Sway había reemprendido la marcha. Hargreb le siguió. A través del bosque de altas hierbas y árboles de troncos espinosos, caminaban hacia una zona más oscura: allí donde había tenido lugar el combate la noche pasada. Se detuvieron junto al áureo resplandor todavía indeciso del fuego de las armas.

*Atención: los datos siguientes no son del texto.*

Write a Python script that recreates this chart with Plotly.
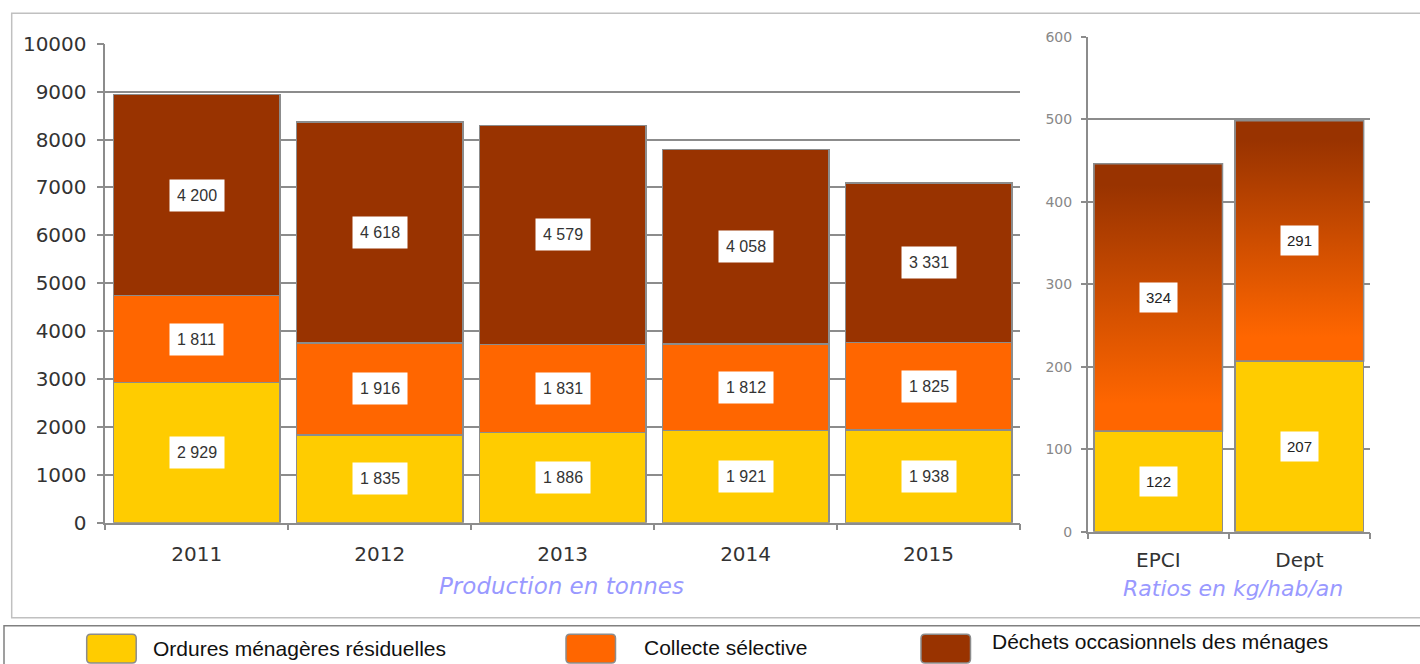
import plotly.graph_objects as go

W, H = 1420, 664

# ---------------- data ----------------
years = ['2011', '2012', '2013', '2014', '2015']
omr = [2929, 1835, 1886, 1921, 1938]          # Ordures ménagères résiduelles (t)
cs = [1811, 1916, 1831, 1812, 1825]           # Collecte sélective (t)
dom = [4200, 4618, 4579, 4058, 3331]          # Déchets occasionnels des ménages (t)

ratio_cats = ['EPCI', 'Dept']
ratio_omr = [122, 207]                        # kg/hab/an
ratio_other = [324, 291]                      # kg/hab/an

series_names = ['Ordures ménagères résiduelles', 'Collecte sélective',
                'Déchets occasionnels des ménages']
left_title = 'Production en tonnes'
right_title = 'Ratios en kg/hab/an'

# ---------------- style ----------------
YEL, ORA, BRN = '#ffcc00', '#ff6600', '#993300'
colors = [YEL, ORA, BRN]
EDGE = '#8c8c8c'
GRID = '#8c8c8c'
BARGAP = 0.09


def px(x):
    return x / W


def py(y):
    return 1 - y / H


def fmt(v):
    return f'{v:,}'.replace(',', ' ')


fig = go.Figure()

# left stacked bars
for vals, col, name in zip([omr, cs, dom], colors, series_names):
    fig.add_trace(go.Bar(x=years, y=vals, name=name, marker=dict(color=col, line=dict(color=EDGE, width=1.5)),
                         xaxis='x', yaxis='y', showlegend=False, hoverinfo='y'))

# right stacked bars
fig.add_trace(go.Bar(x=ratio_cats, y=ratio_omr, marker=dict(color=YEL, line=dict(color=EDGE, width=1.5)),
                     xaxis='x2', yaxis='y2', showlegend=False))
fig.add_trace(go.Bar(x=ratio_cats, y=ratio_other, marker=dict(color=ORA, line=dict(color=EDGE, width=1.5)),
                     xaxis='x2', yaxis='y2', showlegend=False))

# gradient overlay for right upper segments (same geometry as bars, on an overlaid numeric axis)
half = (1 - BARGAP) / 2
for i, (b, v) in enumerate(zip(ratio_omr, ratio_other)):
    top = b + v
    fig.add_trace(go.Scatter(
        x=[i - half, i + half, i + half, i - half, i - half],
        y=[b, b, top, top, b],
        mode='lines', fill='toself',
        line=dict(color=EDGE, width=1.5),
        fillgradient=dict(type='vertical',
                          colorscale=[[0, ORA], [0.1, ORA], [0.92, BRN], [1, BRN]]),
        xaxis='x3', yaxis='y2', showlegend=False, hoverinfo='skip'))

annotations = []
# left labels (x given as category index)
for i, yr in enumerate(years):
    base = 0
    for vals in (omr, cs, dom):
        v = vals[i]
        annotations.append(dict(x=i, y=base + v / 2, xref='x', yref='y', text=fmt(v), showarrow=False,
                                font=dict(family='Liberation Sans, Arial', size=16, color='#333333'),
                                bgcolor='white', borderpad=7))
        base += v
# right labels
for i, c in enumerate(ratio_cats):
    base = 0
    for vals in (ratio_omr, ratio_other):
        v = vals[i]
        annotations.append(dict(x=i, y=base + v / 2, xref='x2', yref='y2', text=fmt(v), showarrow=False,
                                font=dict(family='Liberation Sans, Arial', size=15, color='#222222'),
                                bgcolor='white', borderpad=6))
        base += v

# subtitles
annotations.append(dict(x=px(561), y=py(586), xref='paper', yref='paper', text=f'<i>{left_title}</i>',
                        showarrow=False, xanchor='center', yanchor='middle',
                        font=dict(family='DejaVu Sans', size=23, color='#9999ff')))
annotations.append(dict(x=px(1233), y=py(588), xref='paper', yref='paper', text=f'<i>{right_title}</i>',
                        showarrow=False, xanchor='center', yanchor='middle',
                        font=dict(family='DejaVu Sans', size=22, color='#9999ff')))

shapes = []
# outer frame of chart area
shapes.append(dict(type='rect', xref='paper', yref='paper', x0=px(11.7), x1=px(1430), y0=py(617.7), y1=py(13.3),
                   line=dict(color='#c0c0c0', width=1.5), layer='below'))
# legend box
shapes.append(dict(type='rect', xref='paper', yref='paper', x0=px(4), x1=px(1430), y0=py(680), y1=py(625.7),
                   line=dict(color='#808080', width=1.5), layer='below'))


def rounded(x0, y0, x1, y1, r):
    pts = [(x0 + r, y0), (x1 - r, y0), (x1, y0 + r), (x1, y1 - r), (x1 - r, y1), (x0 + r, y1), (x0, y1 - r), (x0, y0 + r)]
    p = f'M {px(pts[0][0])},{py(pts[0][1])} L {px(pts[1][0])},{py(pts[1][1])} '
    p += f'Q {px(x1)},{py(y0)} {px(pts[2][0])},{py(pts[2][1])} L {px(pts[3][0])},{py(pts[3][1])} '
    p += f'Q {px(x1)},{py(y1)} {px(pts[4][0])},{py(pts[4][1])} L {px(pts[5][0])},{py(pts[5][1])} '
    p += f'Q {px(x0)},{py(y1)} {px(pts[6][0])},{py(pts[6][1])} L {px(pts[7][0])},{py(pts[7][1])} '
    p += f'Q {px(x0)},{py(y0)} {px(pts[0][0])},{py(pts[0][1])} Z'
    return p


legend_marker_x = [86.7, 566, 921]
legend_text_x = [150.7, 642, 990]
legend_text_y = [648, 647, 641]
for name, col, mx, tx, ty in zip(series_names, colors, legend_marker_x, legend_text_x, legend_text_y):
    shapes.append(dict(type='path', xref='paper', yref='paper', path=rounded(mx, 634.3, mx + 49.5, 663, 4),
                       fillcolor=col, line=dict(color='#8c8c8c', width=1.5)))
    annotations.append(dict(x=px(tx), y=py(ty), xref='paper', yref='paper', text=name, showarrow=False,
                            xanchor='left', yanchor='middle',
                            font=dict(family='Liberation Sans, Arial', size=21, color='#111111')))

axis_common = dict(showline=True, linecolor=GRID, linewidth=1.5, ticks='outside', tickcolor=GRID, tickwidth=1.5,
                   zeroline=False, fixedrange=True, automargin=False)

fig.update_layout(
    width=W, height=H, autosize=False,
    margin=dict(l=0, r=0, t=0, b=0, autoexpand=False),
    paper_bgcolor='white', plot_bgcolor='white',
    barmode='stack', bargap=BARGAP,
    showlegend=False,
    font=dict(family='DejaVu Sans', color='#333333'),
    xaxis=dict(domain=[px(105.3), px(1020)], anchor='y', type='category', range=[-0.5, len(years) - 0.5],
               tickson='boundaries', ticklen=6, tickangle=0,
               showgrid=False, tickfont=dict(size=20, color='#333333'), ticklabelstandoff=13, **axis_common),
    yaxis=dict(domain=[py(522.7), py(43.7)], anchor='x', range=[0, 10000], dtick=1000, ticklen=7, tickformat='d',
               showgrid=True, gridcolor=GRID, gridwidth=1.5, tickfont=dict(size=20, color='#333333'),
               ticklabelstandoff=6, **axis_common),
    xaxis2=dict(domain=[px(1087.7), px(1370)], anchor='y2', type='category', range=[-0.5, len(ratio_cats) - 0.5],
                tickson='boundaries', ticklen=6, tickangle=0,
                showgrid=False, tickfont=dict(size=20, color='#333333'), ticklabelstandoff=10, **axis_common),
    yaxis2=dict(domain=[py(531.7), py(36.7)], anchor='x2', range=[0, 600], dtick=100, ticklen=5, tickformat='d',
                showgrid=True, gridcolor=GRID, gridwidth=1.5, tickfont=dict(size=14, color='#888888'),
                ticklabelstandoff=6, **axis_common),
    xaxis3=dict(overlaying='x2', anchor='y2', range=[-0.5, len(ratio_cats) - 0.5], visible=False, fixedrange=True),
    annotations=annotations,
    shapes=shapes,
)

fig.write_html('out.html', config={'displayModeBar': False},
               post_script="document.body.style.margin='0';document.body.style.overflow='hidden';")
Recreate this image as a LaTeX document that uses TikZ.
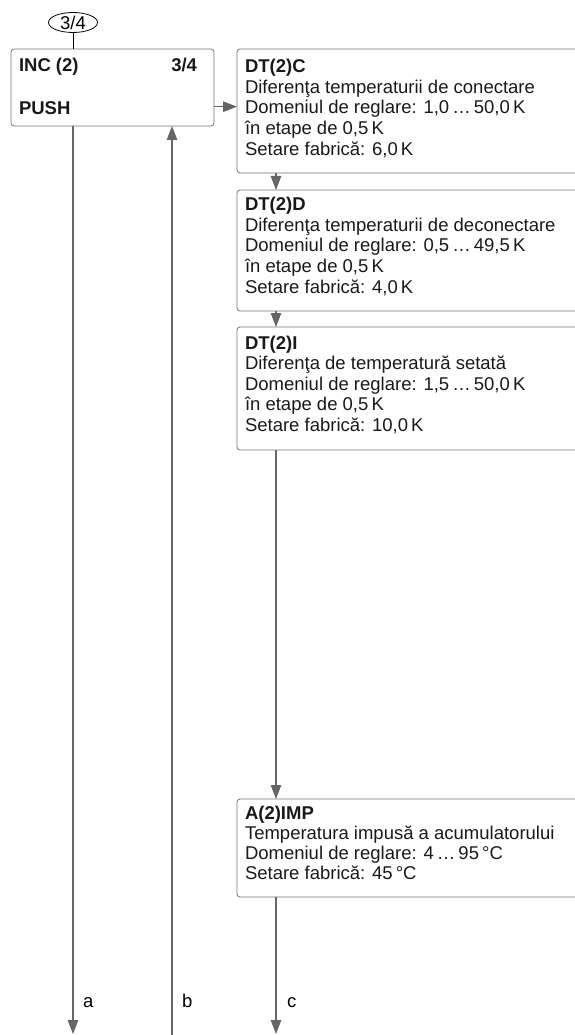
\documentclass[tikz,border=0pt]{standalone}
\usepackage{fontspec}
\setmainfont{Liberation Sans}
\usetikzlibrary{arrows.meta,shapes.geometric}
\begin{document}
\begin{tikzpicture}[x=1pt,y=-1pt,
  box/.style={draw=black!55, line width=0.8pt, rounded corners=3pt, inner sep=0pt, outer sep=0pt, anchor=north west},
  txt/.style={inner sep=0pt, outer sep=0pt, anchor=base west, font=\fontsize{18.5}{20.7}\selectfont, text=black!90},
  arr/.style={draw=black!60, line width=1.2pt, -{Triangle[length=14pt,width=10.5pt]}},
  lbl/.style={inner sep=0pt, anchor=base west, font=\fontsize{18.5}{20.7}\selectfont}]
\useasboundingbox (0,0) rectangle (575,1035);
\clip (0,0) rectangle (575,1035);
% coordinates for columns
\coordinate (xa) at (73,0);
\coordinate (xb) at (172,0);
\coordinate (xc) at (276,0);
\coordinate (ya) at (0,106.7);
% oval
\node[draw=black, line width=0.8pt, ellipse, minimum width=49pt, minimum height=20pt, inner sep=0pt, font=\fontsize{18.5}{20}\selectfont] (ov) at (73,22.5) {3/4};
% INC box
\node[box, minimum width=203pt, minimum height=77pt] (inc) at (11,49) {};
\node[txt, font=\fontsize{18.5}{20.7}\selectfont\bfseries] (incT) at (19,71.7) {INC (2)};
\node[txt, anchor=base east, font=\fontsize{18.5}{20.7}\selectfont\bfseries] (incN) at (197,71.7) {3/4};
\node[txt, font=\fontsize{18.5}{20.7}\selectfont\bfseries] (incP) at (19,115) {PUSH};
% DT(2)C
\node[box, minimum width=360pt, minimum height=124pt] (bC) at (237,49) {};
\node[txt] (tC) at (245,72.7) {\vtop{\baselineskip=20.6pt
  \hbox{\bfseries DT(2)C}
  \hbox{Diferenţa temperaturii de conectare}
  \hbox{Domeniul de reglare: 1,0\,\dots\,50,0\,K}
  \hbox{în etape de 0,5\,K}
  \hbox{Setare fabrică: 6,0\,K}}};
% DT(2)D
\node[box, minimum width=360pt, minimum height=121pt] (bD) at (237,190) {};
\node[txt] (tD) at (245,210.7) {\vtop{\baselineskip=20.6pt
  \hbox{\bfseries DT(2)D}
  \hbox{Diferenţa temperaturii de deconectare}
  \hbox{Domeniul de reglare: 0,5\,\dots\,49,5\,K}
  \hbox{în etape de 0,5\,K}
  \hbox{Setare fabrică: 4,0\,K}}};
% DT(2)I
\node[box, minimum width=360pt, minimum height=123pt] (bI) at (237,327) {};
\node[txt] (tI) at (245,349) {\vtop{\baselineskip=20.6pt
  \hbox{\bfseries DT(2)I}
  \hbox{Diferenţa de temperatură setată}
  \hbox{Domeniul de reglare: 1,5\,\dots\,50,0\,K}
  \hbox{în etape de 0,5\,K}
  \hbox{Setare fabrică: 10,0\,K}}};
% A(2)IMP
\node[box, minimum width=360pt, minimum height=98pt] (bA) at (237,799) {};
\node[txt] (tA) at (245,819) {\vtop{\baselineskip=20.2pt
  \hbox{\bfseries A(2)IMP}
  \hbox{Temperatura impusă a acumulatorului}
  \hbox{Domeniul de reglare: 4\,\dots\,95\,°C}
  \hbox{Setare fabrică: 45\,°C}}};
% end coordinates
\coordinate (endA) at (73,1034);
\coordinate (endB) at (172,1036);
\coordinate (endC) at (276,1034);
% connectors
\draw[black, line width=0.8pt] (ov.south) -- (inc.north -| ov.south);
\draw[arr] (inc.east |- ya) -- (bC.west |- ya);
\draw[arr] (bC.south -| xc) -- (bD.north -| xc);
\draw[arr] (bD.south -| xc) -- (bI.north -| xc);
\draw[arr] (bI.south -| xc) -- (bA.north -| xc);
\draw[arr] (inc.south -| xa) -- (endA);
\draw[arr] (endB) -- (inc.south -| xb);
\draw[arr] (bA.south -| xc) -- (endC);
% labels
\node[lbl] (la) at (83,1007) {a};
\node[lbl] (lb) at (182,1007) {b};
\node[lbl] (lc) at (287,1007) {c};
\end{tikzpicture}
\end{document}
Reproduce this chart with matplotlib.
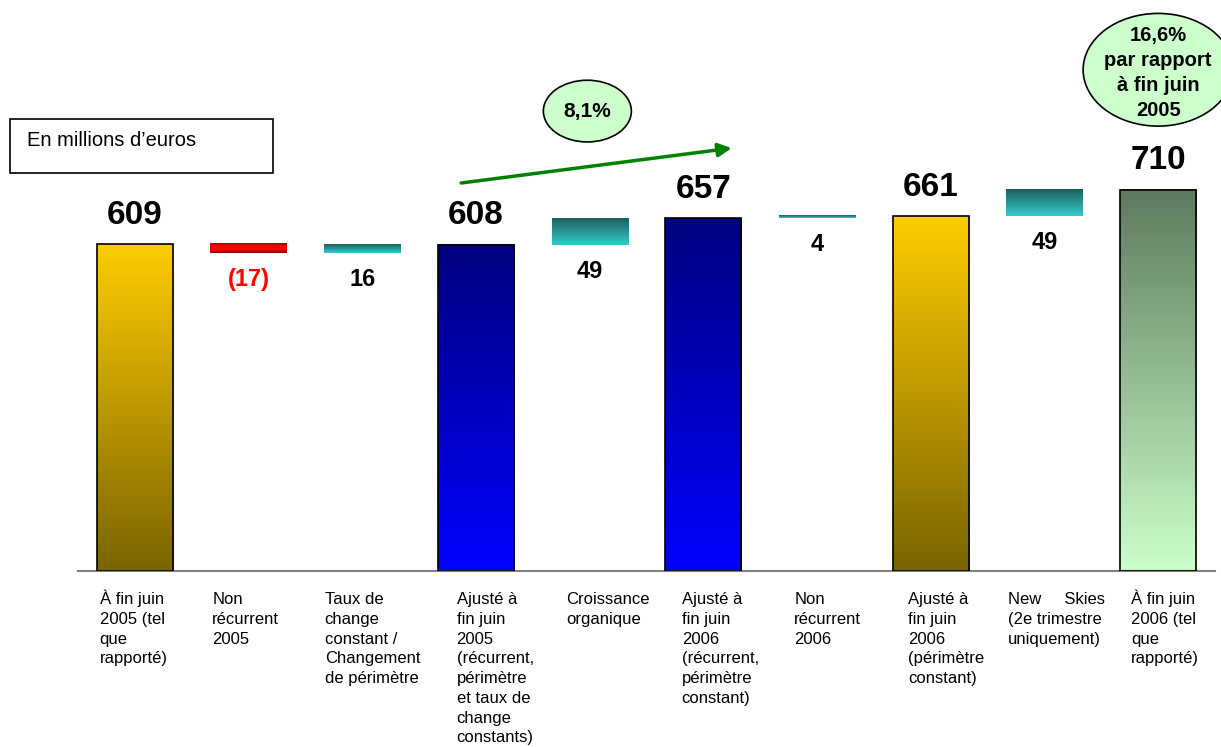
import numpy as np
import matplotlib as mpl
mpl.use('Agg')
import matplotlib.pyplot as plt
from matplotlib.colors import LinearSegmentedColormap
from matplotlib.patches import Ellipse, Rectangle

plt.rcParams['font.family'] = ['Liberation Sans', 'DejaVu Sans']

categories = ["À fin juin\n2005 (tel\nque\nrapporté)",
              "Non\nrécurrent\n2005",
              "Taux de\nchange\nconstant /\nChangement\nde périmètre",
              "Ajusté à\nfin juin\n2005\n(récurrent,\npérimètre\net taux de\nchange\nconstants)",
              "Croissance\norganique",
              "Ajusté à\nfin juin\n2006\n(récurrent,\npérimètre\nconstant)",
              "Non\nrécurrent\n2006",
              "Ajusté à\nfin juin\n2006\n(périmètre\nconstant)",
              "New     Skies\n(2e trimestre\nuniquement)",
              "À fin juin\n2006 (tel\nque\nrapporté)"]
values = [609, -17, 16, 608, 49, 657, 4, 661, 49, 710]
is_total = [True, False, False, True, False, True, False, True, False, True]
growth_1 = "8,1%"
growth_2 = "16,6%\npar rapport\nà fin juin\n2005"

# gradients (top -> bottom)
grad = {
    'gold': ['#FFCC00', '#7A6400'],
    'red': ['#A00000', '#FF0000', '#FF0000', '#8B0000'],
    'teal': ['#1E5E5E', '#33CCCC'],
    'blue': ['#000080', '#0000FF'],
    'green': ['#5F7A5F', '#CCFFCC'],
}
bar_style = ['gold', 'red', 'teal', 'blue', 'teal', 'blue', 'teal', 'gold', 'teal', 'green']
label_dx = [-0.31, -0.32, -0.33, -0.17, -0.21, -0.19, -0.20, -0.20, -0.32, -0.24]

fig = plt.figure(figsize=(12.21, 7.47), dpi=100)
ax = fig.add_axes([78 / 1221, 176 / 747, (1215 - 78) / 1221, 571 / 747])

w = 0.67
x = np.arange(len(values))
bottoms = []
tops = []
run = 0
for v, t in zip(values, is_total):
    if t:
        bottoms.append(0)
        tops.append(v)
        run = v
    else:
        b, e = run, run + v
        bottoms.append(min(b, e))
        tops.append(max(b, e))
        run = e

for i in range(len(values)):
    cmap = LinearSegmentedColormap.from_list('g%d' % i, grad[bar_style[i]][::-1])
    g = np.linspace(0, 1, 256).reshape(-1, 1)
    ax.imshow(g, cmap=cmap, origin='lower', aspect='auto', interpolation='bilinear',
              extent=(x[i] - w / 2, x[i] + w / 2, bottoms[i], tops[i]), zorder=2)
    if is_total[i]:
        ax.bar(x[i], tops[i] - bottoms[i], w, bottom=bottoms[i], fill=False,
               edgecolor='black', linewidth=1.2, zorder=3)
        ax.annotate(str(values[i]), (x[i], tops[i]), xytext=(0, 21), textcoords='offset points',
                    ha='center', va='center', fontsize=24, fontweight='bold')
    else:
        txt = "(%d)" % abs(values[i]) if values[i] < 0 else str(values[i])
        col = 'red' if values[i] < 0 else 'black'
        ax.annotate(txt, (x[i], bottoms[i]), xytext=(0, -19), textcoords='offset points',
                    ha='center', va='center', fontsize=17, fontweight='bold', color=col)
    # category label, one line at a time so every column shares the same baselines
    for k, line in enumerate(categories[i].split('\n')):
        ax.annotate(line, (x[i] + label_dx[i], 0), xytext=(0, -24 - 14.2 * k),
                    textcoords='offset points', ha='left', va='baseline', fontsize=12,
                    annotation_clip=False)

ax.set_xlim(-0.5, 9.5)
ax.set_ylim(0, 1064)
for s in ['top', 'right', 'left']:
    ax.spines[s].set_visible(False)
ax.spines['bottom'].set_color('#808080')
ax.spines['bottom'].set_linewidth(1.5)
ax.set_xticks([])
ax.set_yticks([])

# growth arrow and bubbles
ax.annotate('', xy=(5.25, 788), xytext=(2.87, 723),
            arrowprops=dict(arrowstyle='-|>', color='#008000', lw=2.5, mutation_scale=20,
                            shrinkA=0, shrinkB=0))
ax.add_patch(Ellipse((3.98, 857), 0.774, 115, facecolor='#CCFFCC', edgecolor='black',
                     linewidth=1.2, clip_on=False, zorder=4))
ax.text(3.98, 857, growth_1, ha='center', va='center', fontsize=15, fontweight='bold', zorder=5)
ax.add_patch(Ellipse((9.0, 934), 1.32, 210, facecolor='#CCFFCC', edgecolor='black',
                     linewidth=1.2, clip_on=False, zorder=4))
ax.text(9.0, 928, growth_2, ha='center', va='center', fontsize=14.5, fontweight='bold',
        linespacing=1.38, zorder=5)

# unit box
fig.patches.append(Rectangle((10 / 1221, 1 - 173 / 747), 263 / 1221, 54 / 747,
                             transform=fig.transFigure, fill=False, edgecolor='black', linewidth=1.2))
fig.text(27 / 1221, 1 - 141 / 747, "En millions d\u2019euros", ha='left', va='center', fontsize=14.5)

plt.savefig("out.png", dpi=100)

—Esto no ha durado mucho —dijo Sway—; una verdadera partida de caza... No esperaba encontrar resistencia en este flanco y la cosa ha resultado fácil.
—Buen trabajo.
—No fue hecho ex profeso, comandante.
Hargreb se volvió.
—Ayer tarde sentía unos enormes deseos de afincarme en el poblado. La nave, los otros, usted mismo, me repugnaban. Luego sobrevino el combate, y experimenté un extraño sentimiento. Una especie de... de mal del país, créame. Un deseo irreprimible de volver a la nave.
—Es el mal del país, desde luego... Nuestra nave es una patria para todos. Hace tanto tiempo que vamos a bordo de ella, Sway, que me pregunto si algún día tendremos valor para abandonarla definitivamente.
—Usted va a hacerlo, comandante. Y créame que no le envidio.
—No me considero afortunado, Sway. Me quedo, y no hay sin embargo una sola persona que me retenga aquí. Entre nosotros, incluso detesto un tanto a los colonos. Acuérdese de lo que dije la otra noche a propósito de esos mundos en los que la gente se instala sin apenas medios para defenderse de lo desconocido. Bien, creo realmente que, por mucho tiempo que lleve aquí, jamás seré como uno de ellos... Pero éste no es su caso, ¿verdad?
—Tal vez no, comandante. Sin embargo, estoy seguro que sólo una mujer bastaría para hacer de usted un hombre como los demás.
Hargreb sonrió.
—Procuraré, entonces, encontrar varias. Ahora, Sway entrará usted en la nave y les dirá a todos que voten. Yo deseo quedarme unos momentos en este bosque. Es necesario que comience a habituarme a él.
—De acuerdo, comandante.
Sway volvió a la mansión al anochecer. Unas nubes violáceas sombreaban el horizonte, prometedoras de próximas lluvias. Hargreb le esperaba, junto a Criilje, en el umbral donde jugueteaban dos pequeños animalitos domésticos de roja piel.
—¿Y bien?
—He sido elegido. Tomé a Feckins como a mi segundo...
—Me parece bien.
Se hizo un silencio.
—Los hombres preguntan por qué desea usted quedarse solo. Hay candidatos para hacerle compañía.
—¿Cuántos?
—Seis u ocho.
—Es suya la palabra, comandante —sonrió Hargreb—. Pienso, por mi parte, que una nave de combate debe llevar siempre el máximo de dotación.
—Yo también lo creo así. Les comunicaré su negativa.
—¿Mi negativa?
—Así es. Yo no soy el comandante de a bordo hasta que usted haya aparecido por la nave en persona. Me gustaría que viniera a ella conmigo.
Detrás de Hargreb, Criilje permanecía silenciosa. Sway contemplaba el suelo con aparente interés.
—Creo... —dijo Hargreb— que puedo ir allá solo. ¿Cuándo despegará?
—Esta noche.
Criilje rompió a llorar en silencio. Hargreb se alejó murmurando algo por lo bajo. Sway quedó desamparado.